Friday, November 4, 2011

Types of reports in SSRS

  • Parameterized Reports: In this report we assign variables to report. Using in inside where condition we can make it drop-down in list while in equal condition it takes parameter as an input and display report according to parameters selection.
  • Linked Reports: A linked report is a report server item that provides an access point to an existing report. Conceptually, it is similar to a program shortcut that you use to run a program or open a file.
  • A linked report is derived from an existing report and retains the original's report definition. A linked report always inherits report layout and data source properties of the original report. All other properties and settings can be different from those of the original report, including security, parameters, location, subscriptions, and schedules.

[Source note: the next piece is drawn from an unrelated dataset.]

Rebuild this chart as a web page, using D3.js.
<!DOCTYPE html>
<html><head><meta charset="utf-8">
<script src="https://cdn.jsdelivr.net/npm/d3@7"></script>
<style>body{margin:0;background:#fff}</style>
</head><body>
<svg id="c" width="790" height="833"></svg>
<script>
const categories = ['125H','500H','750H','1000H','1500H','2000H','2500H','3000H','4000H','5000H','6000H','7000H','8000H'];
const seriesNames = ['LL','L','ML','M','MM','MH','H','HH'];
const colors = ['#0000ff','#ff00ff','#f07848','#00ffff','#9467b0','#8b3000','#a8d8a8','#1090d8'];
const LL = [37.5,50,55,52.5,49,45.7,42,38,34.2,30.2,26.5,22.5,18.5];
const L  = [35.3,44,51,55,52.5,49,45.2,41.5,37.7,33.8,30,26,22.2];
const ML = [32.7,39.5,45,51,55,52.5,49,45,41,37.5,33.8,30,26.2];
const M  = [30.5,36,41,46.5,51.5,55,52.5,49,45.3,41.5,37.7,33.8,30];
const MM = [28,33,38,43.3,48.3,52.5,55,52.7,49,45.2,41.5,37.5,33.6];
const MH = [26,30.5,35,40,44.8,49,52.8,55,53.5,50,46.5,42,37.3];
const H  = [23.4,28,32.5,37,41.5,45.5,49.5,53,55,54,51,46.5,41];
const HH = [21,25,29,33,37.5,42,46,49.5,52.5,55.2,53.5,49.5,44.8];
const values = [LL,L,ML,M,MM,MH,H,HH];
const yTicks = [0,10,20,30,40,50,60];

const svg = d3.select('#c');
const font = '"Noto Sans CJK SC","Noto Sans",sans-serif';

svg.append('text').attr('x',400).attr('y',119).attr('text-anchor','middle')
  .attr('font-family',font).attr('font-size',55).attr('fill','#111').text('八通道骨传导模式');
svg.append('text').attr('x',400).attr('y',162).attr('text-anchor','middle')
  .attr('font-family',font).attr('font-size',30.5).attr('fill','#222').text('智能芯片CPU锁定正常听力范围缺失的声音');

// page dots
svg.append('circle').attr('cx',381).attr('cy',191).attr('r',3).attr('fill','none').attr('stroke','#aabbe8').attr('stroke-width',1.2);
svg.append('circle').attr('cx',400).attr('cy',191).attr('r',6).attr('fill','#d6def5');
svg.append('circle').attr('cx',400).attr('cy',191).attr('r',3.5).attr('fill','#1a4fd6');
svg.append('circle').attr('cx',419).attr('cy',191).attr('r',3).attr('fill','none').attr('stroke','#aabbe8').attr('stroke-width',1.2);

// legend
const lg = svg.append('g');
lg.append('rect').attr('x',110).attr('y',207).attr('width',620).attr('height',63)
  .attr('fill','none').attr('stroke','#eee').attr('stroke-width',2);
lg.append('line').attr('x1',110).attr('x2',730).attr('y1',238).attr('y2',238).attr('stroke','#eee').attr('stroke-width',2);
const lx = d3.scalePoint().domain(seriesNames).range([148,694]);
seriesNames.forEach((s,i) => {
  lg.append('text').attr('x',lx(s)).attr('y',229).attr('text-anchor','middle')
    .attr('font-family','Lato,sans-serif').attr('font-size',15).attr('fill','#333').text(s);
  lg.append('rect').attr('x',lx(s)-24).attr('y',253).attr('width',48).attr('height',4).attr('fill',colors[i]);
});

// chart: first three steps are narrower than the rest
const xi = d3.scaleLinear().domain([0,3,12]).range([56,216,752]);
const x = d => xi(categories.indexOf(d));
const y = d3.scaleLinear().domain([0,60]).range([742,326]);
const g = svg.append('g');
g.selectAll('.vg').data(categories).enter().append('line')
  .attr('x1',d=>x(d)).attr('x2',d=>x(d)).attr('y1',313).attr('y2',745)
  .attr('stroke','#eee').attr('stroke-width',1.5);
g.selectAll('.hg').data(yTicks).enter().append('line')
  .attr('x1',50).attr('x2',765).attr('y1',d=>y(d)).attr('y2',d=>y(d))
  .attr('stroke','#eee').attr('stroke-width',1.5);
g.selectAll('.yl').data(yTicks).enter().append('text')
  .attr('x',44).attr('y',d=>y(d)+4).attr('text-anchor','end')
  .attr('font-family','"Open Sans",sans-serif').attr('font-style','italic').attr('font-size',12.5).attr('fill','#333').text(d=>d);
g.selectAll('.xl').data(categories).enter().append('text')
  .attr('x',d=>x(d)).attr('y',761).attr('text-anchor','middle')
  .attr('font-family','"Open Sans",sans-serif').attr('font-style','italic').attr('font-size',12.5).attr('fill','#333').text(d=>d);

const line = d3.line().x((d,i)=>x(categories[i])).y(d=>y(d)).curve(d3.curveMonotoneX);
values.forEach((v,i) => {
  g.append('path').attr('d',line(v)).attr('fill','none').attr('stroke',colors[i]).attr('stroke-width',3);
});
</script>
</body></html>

  • Snapshot Reports: A report snapshot is a report that contains layout information and query results that were retrieved at a specific point in time. Unlike on-demand reports, which get up-to-date query results when you select the report, report snapshots are processed on a schedule and then saved to a report server. When you select a report snapshot for viewing, the report server retrieves the stored report from the report server database and shows the data and layout that were current for the report at the time the snapshot was created. Report snapshots serve three purposes:
    • Report history. By creating a series of report snapshots, you can build a history of a report that shows how data changes over time.
    • Consistency. Use report snapshots when you want to provide consistent results for multiple users who must work with identical sets of data. With volatile data, an on-demand report can produce different results from one minute to the next. A report snapshot, by contrast, allows you to make valid comparisons against other reports or analytical tools that contain data from the same point in time.
    • Performance. By scheduling large reports to run during off-peak hours, you can reduce processing impact on the report server during core business hours.
  • Cached Report: A cached report is a saved copy of a processed report. Cached reports are used to improve performance by reducing the number of processing requests to the report processor and by reducing the time required to retrieve large reports. They have a mandatory expiration period, usually in minutes.
  • Click through reports: A clickthrough report is a report that displays related data from a report model when you click the interactive data contained within your model-based report. These reports are generated by the report server based on the information contained within the report model. The person who created the model determines which fields are interactive and which fields are returned when a clickthrough report is opened. These field settings cannot be changed in the report authoring tools.
  • Drilldown reports: Drilldown reports initially hide complexity and enable the user to toggle conditionally hidden report items to control how much detail data they want to see. Drilldown reports must retrieve all possible data that can be shown in the report.
  • Drill through reports: Drillthrough reports are standard reports that are accessed through a hyperlink on a text box in the original report. Drillthrough reports work with a main report and are the target of a drillthrough action for a report item such as placeholder text or a chart. The main report displays summary information, for example in a matrix or chart. Actions defined in the matrix or chart provides drillthrough links to reports that display greater details based on the aggregate in the main report. Drillthrough reports can be filtered by parameters, but they do not have to be. Drillthrough reports differ from subreports in that the report does not display within the original report, but opens separately.
  • Sub reports: A subreport is a report that displays another report inside the body of a main report. Conceptually, a subreport is similar to a frame in a Web page. It is used to embed a report within a report. Any report can be used as a subreport. The subreport can use different data sources than the main report.